What are Duplicate & Plagiarized Content in SEO? Learn How to Handle Them!

What are Duplicate & Plagiarized Content?

Duplicate & Plagiarized Content are significant concerns in content creation, SEO, and digital marketing. They refer to blocks of text, pages, or media that lack originality and fail to provide unique value to users or search engines. Duplicate Content consists of identical or highly similar information across the same or multiple domains, while Plagiarized Content is copied from another source without proper authorization or attribution, violating ethical and legal standards. Both types harm SEO rankings, user engagement, and a website’s reputation.

Duplicate content can manifest in various forms, including internal duplicate content, which occurs within the same domain (e.g., similar product pages), and external duplicate content, found on multiple domains due to content scraping or syndication. Near-duplicate content arises from slightly altered versions of existing material, while parameter-induced duplication stems from URL parameters like session IDs or tracking codes. Common sources also include printer-friendly pages, staging environment content, and scraped content copied directly from other websites.

Plagiarized content can take several forms, such as direct plagiarism, where content is copy-pasted verbatim, or patchwriting, which involves paraphrasing without adding originality or proper attribution. Self-plagiarism, the reuse of one’s own content without disclosure, and content scraping, using automated tools to copy material, are also common. Issues like improper attribution and uncredited translations further contribute to the problem.

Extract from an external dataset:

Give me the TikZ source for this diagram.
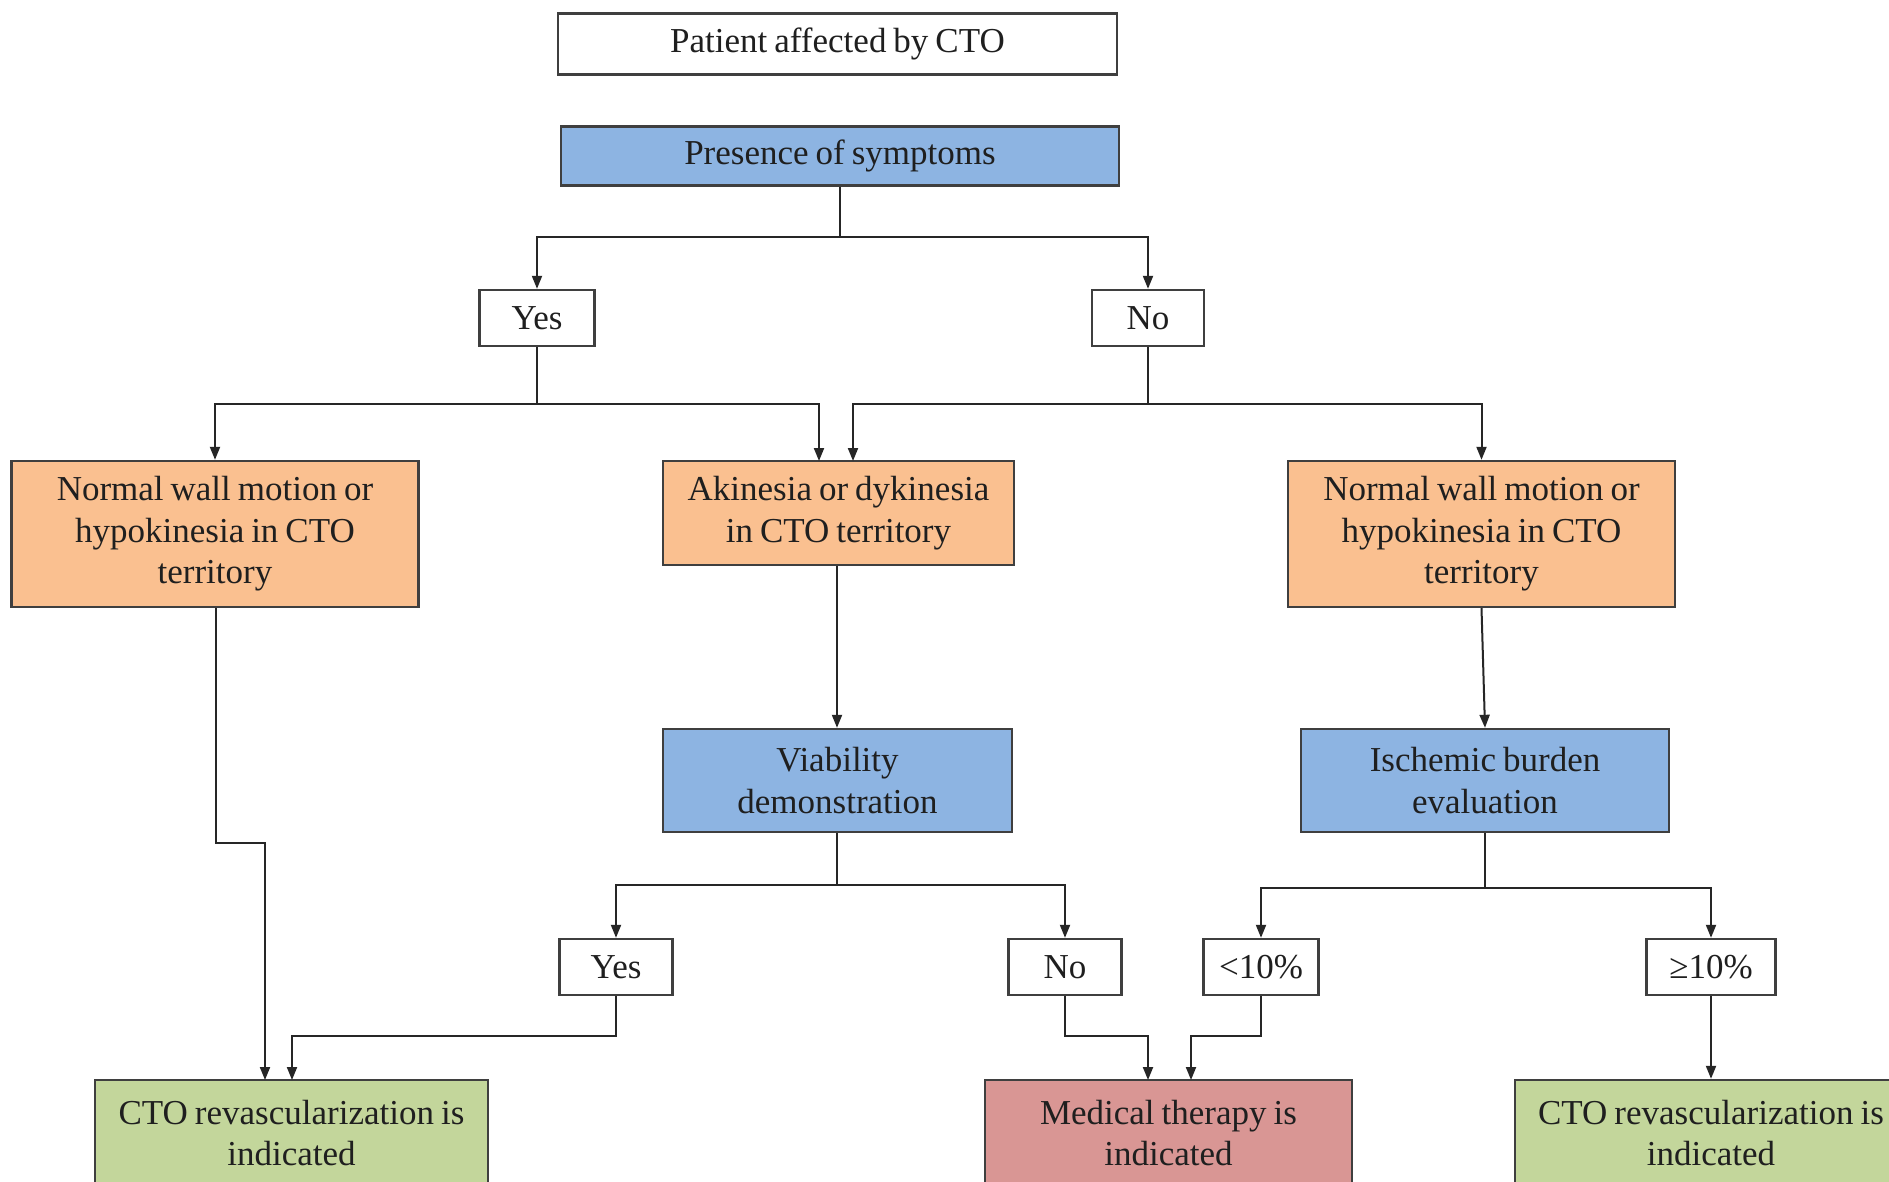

From an SEO perspective, duplicate and plagiarized content pose significant challenges. Issues such as duplicate meta tags, where titles and descriptions repeat across pages, and keyword cannibalization, where multiple pages compete for the same keyword, dilute ranking signals. Crawl budget waste occurs as search engines repeatedly index duplicate pages, ignoring unique content. Improper use of canonical tags or their absence can exacerbate these problems, leading to indexing issues and search engine penalties. Rank dilution further splits link equity across duplicated pages.

Low-quality content, whether duplicate or plagiarized, undermines content quality attributes. It lacks originality, fails to engage users, and decreases trustworthiness. Websites featuring such content often face low user engagement, reputational damage, and credibility loss, especially when plagiarism is exposed.

Technically, duplicate and plagiarized content are influenced by URL variations, where different URLs lead to identical content, and syndicated content challenges, where shared material lacks canonicalization. Issues like session ID problems, pagination duplication, and cross-domain duplication create additional complexity. Soft 404 errors, dynamically generated duplicate content, and improperly handled JavaScript rendering further contribute to inefficiencies.

Detecting these issues is critical, and tools like plagiarism checkers (e.g., Copyscape, Grammarly) identify unoriginal content, while duplicate content checkers (e.g., Siteliner, Screaming Frog) locate internal duplication. Search engine tools like Google Search Console flag duplicate pages, and log file analysis helps track crawler behavior on redundant URLs. Metrics from analytics monitoring reveal poor user engagement on affected pages.

Legally and ethically, plagiarized content poses significant risks, including copyright infringement and DMCA takedown notices issued to offending parties. Proper attribution practices, compliance with fair use limitations, and adherence to intellectual property laws are essential for maintaining credibility.

Addressing these issues involves implementing effective solutions. Canonical tags signal the preferred version of a page, while 301 redirects consolidate link equity by directing duplicate URLs to the original. Meta robots tags can exclude duplicate pages from indexing, and sitemap updates ensure low-value URLs are removed. Content improvements, such as content pruning, dynamic URL handling, and a focus on original content creation, further mitigate risks. Proper attribution and refreshing outdated content maintain value and uniqueness.

Challenges in managing duplicate and plagiarized content include mitigating syndication risks, where shared content appears on multiple domains, and handling localized content issues, where regional variations must be unique but aligned. User-generated content introduces duplication risks, while content curation ethics demand originality alongside aggregated material. Legacy websites must address duplicate legacy content and align it with modern standards.

Resolving duplicate and plagiarized content offers significant benefits. It improves SEO rankings by prioritizing unique, valuable material and increases user trust through ethical practices. Crawl budget optimization ensures search engines focus on high-value pages, while improved engagement metrics like time-on-page and reduced bounce rates drive site success. Avoiding penalties for unoriginal content protects a site’s reputation and maintains its competitive edge.

Best practices include conducting regular audits to identify and resolve issues, using hreflang tags to manage regional variations, and monitoring syndicated content with canonicalization. Educating contributors about ethical content practices, tracking backlinks to ensure proper attribution, and integrating dynamic URL rules into the CMS prevent duplicate generation. Refreshing outdated content and leveraging plagiarism tools ensure ongoing originality.